The Common Touch
Paul Foot
- Hanson: A Biography by Alex Brummer and Roger Cowe
Fourth Estate, 336 pp, £20.00, September 1994, ISBN 1 85702 189 4
This is a story of a hero. The Times described him as the ‘first and the finest’ of all the heroes of the Golden Age of Thatcherism. Margaret Thatcher had a penchant for ‘swashbuckling’ entrepreneurs, especially ones with Northern accents. When she first met James Hanson, his gentle Yorkshire lilt fascinated her almost as much as his millions. She assumed, as Harold Wilson had several years previously, that Hanson was typical of the self-made man, the hard-working puritan who started at the bottom and worked twenty hours a day until he achieved fame and fortune. Like Wilson, Hanson came from Milnsbridge, Huddersfield, but his origins were not quite as humble as his accent might suggest. ‘The same entrepreneurial spirit that led Mary Hanson to expand her transport business in 1846 – when she began to haul wool and other goods across the Pennines to Manchester on packhorses – pulsed through the veins of her great-grandsons,’ Alex Brummer and Roger Cowe write without a trace of irony.
Letters
Vol. 16 No. 22 · 24 November 1994
From Larry Rhodes
I doubt that everything in this world is quite as ugly and dark as Paul Foot suggests (LRB, 10 November). Look at the LRB’s nice covers for a start; that one with the flying carpet was a topper. Most of them, in fact, are busy doing their bit for Beauty. Right enough, though, I’ve heard that the guy with the paintbrush is never to be seen in the boardrooms of the more corrupt multinationals. Like I say, this is what I’ve heard.
Larry Rhodes
London N16
Vol. 16 No. 24 · 22 December 1994
From Graham Dransfield
Paul Foot appears to have used the occasion of Alex Brummer and Roger Cowe’s Hanson: A Biography primarily as a pretext for expounding his own ideological views, at times in extremely emotive prose, rather than as a review of the book (LRB, 10 November). He refers to the coal strike at certain of Peabody’s operations, talking of Peabody’s conduct in particularly disparaging terms. Anyone who read the US newspaper reports at the time, or even reads the book itself on this topic, would realise that his comments would have been more accurate, and his review a more honest reflection of the book’s contents, if they had been rather directed to the union’s tactics in this dispute.
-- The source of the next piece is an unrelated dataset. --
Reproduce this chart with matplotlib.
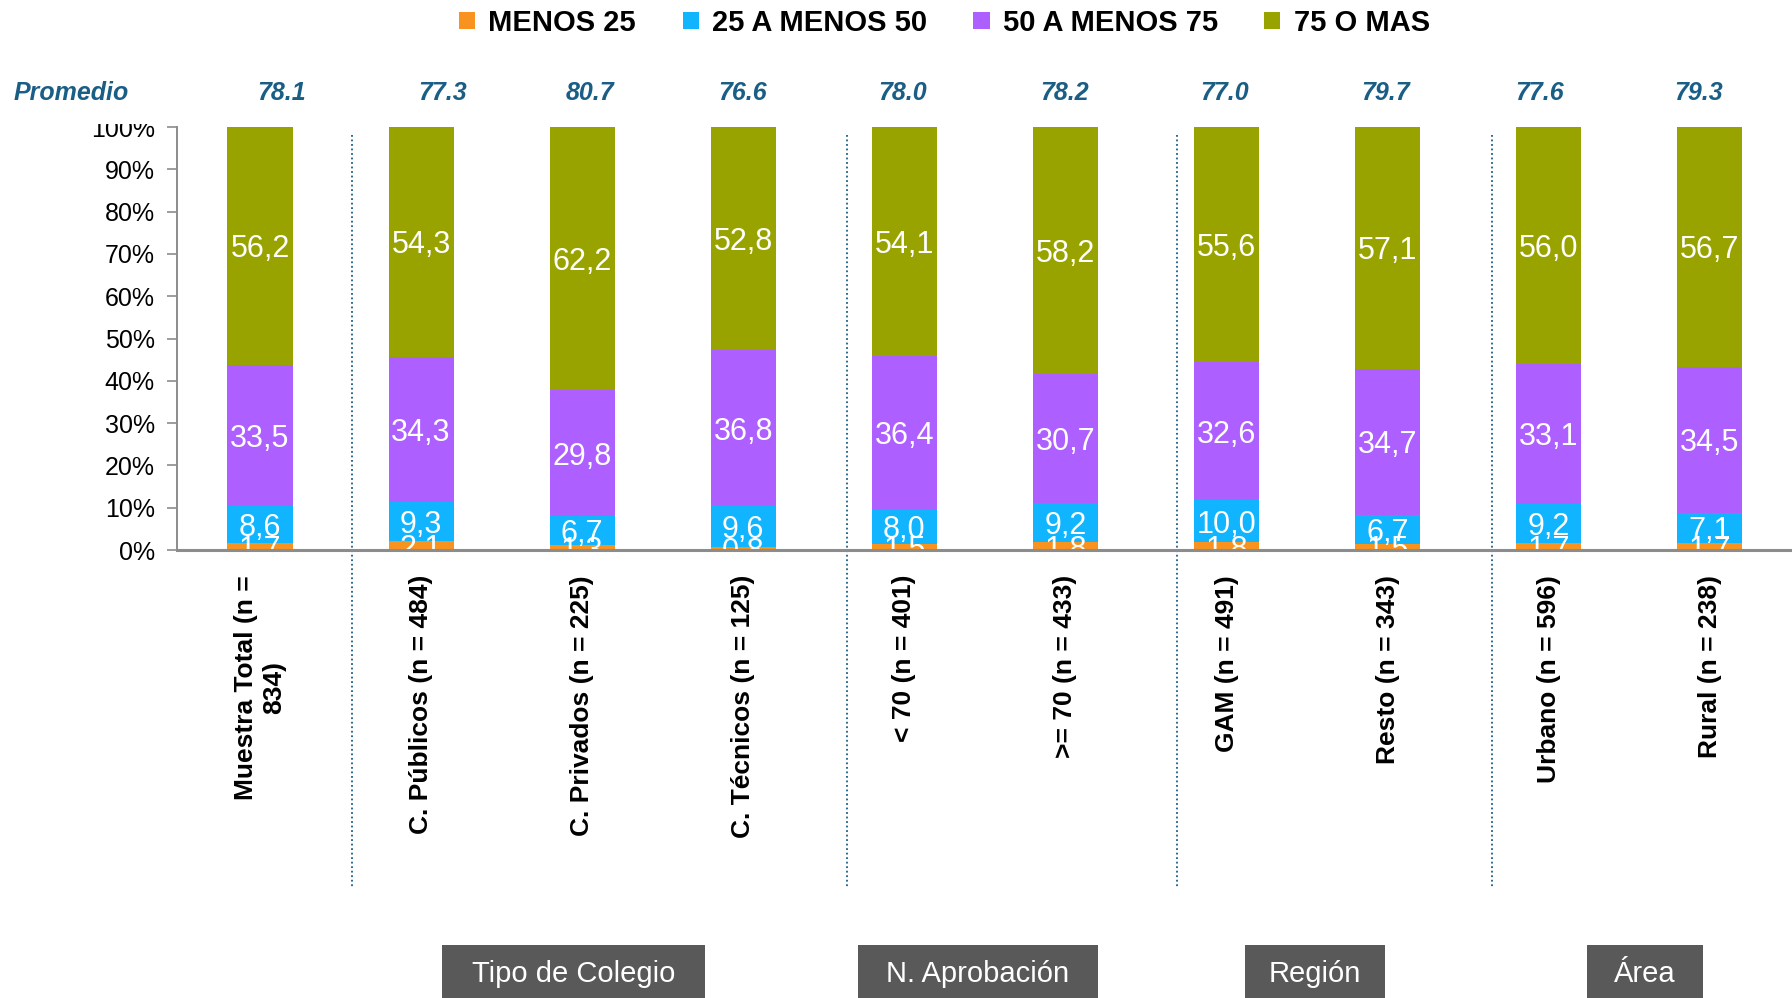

This example is simply one of a number that proliferate throughout this article. As an organisation funded through the public purse, we would have expected you and your editorial team to exercise a certain degree of control over the content of the reviews, rather than allowing them to be used as a mouthpiece for an individual’s misplaced grievances.
Graham Dransfield
Legal Director, Hanson
Vol. 17 No. 2 · 26 January 1995
From Christopher Price
I thought the basic criterion for printing letters in the LRB was some sort of style, wit or literary relevance. That from Lord Hanson’s Legal Director (Letters, 22 December 1994) had none of these; worse still, the silken politico-litigious menace within the phrase, ‘organisation funded through the public purse’, seemed to imply that taxpayers’ money should never be spent on any organisation which published matter critical of any powerful private interests and that, if it happened again, Hanson plc might one day use its undoubted influence with the current government to teach you a lesson. But then again, perhaps its publication was simply an intelligent way of reminding the Literature Panel of the Arts Council how much you deserve your modest grant. In any event Mr Dransfield doth protest much too much and wholly counterproductively.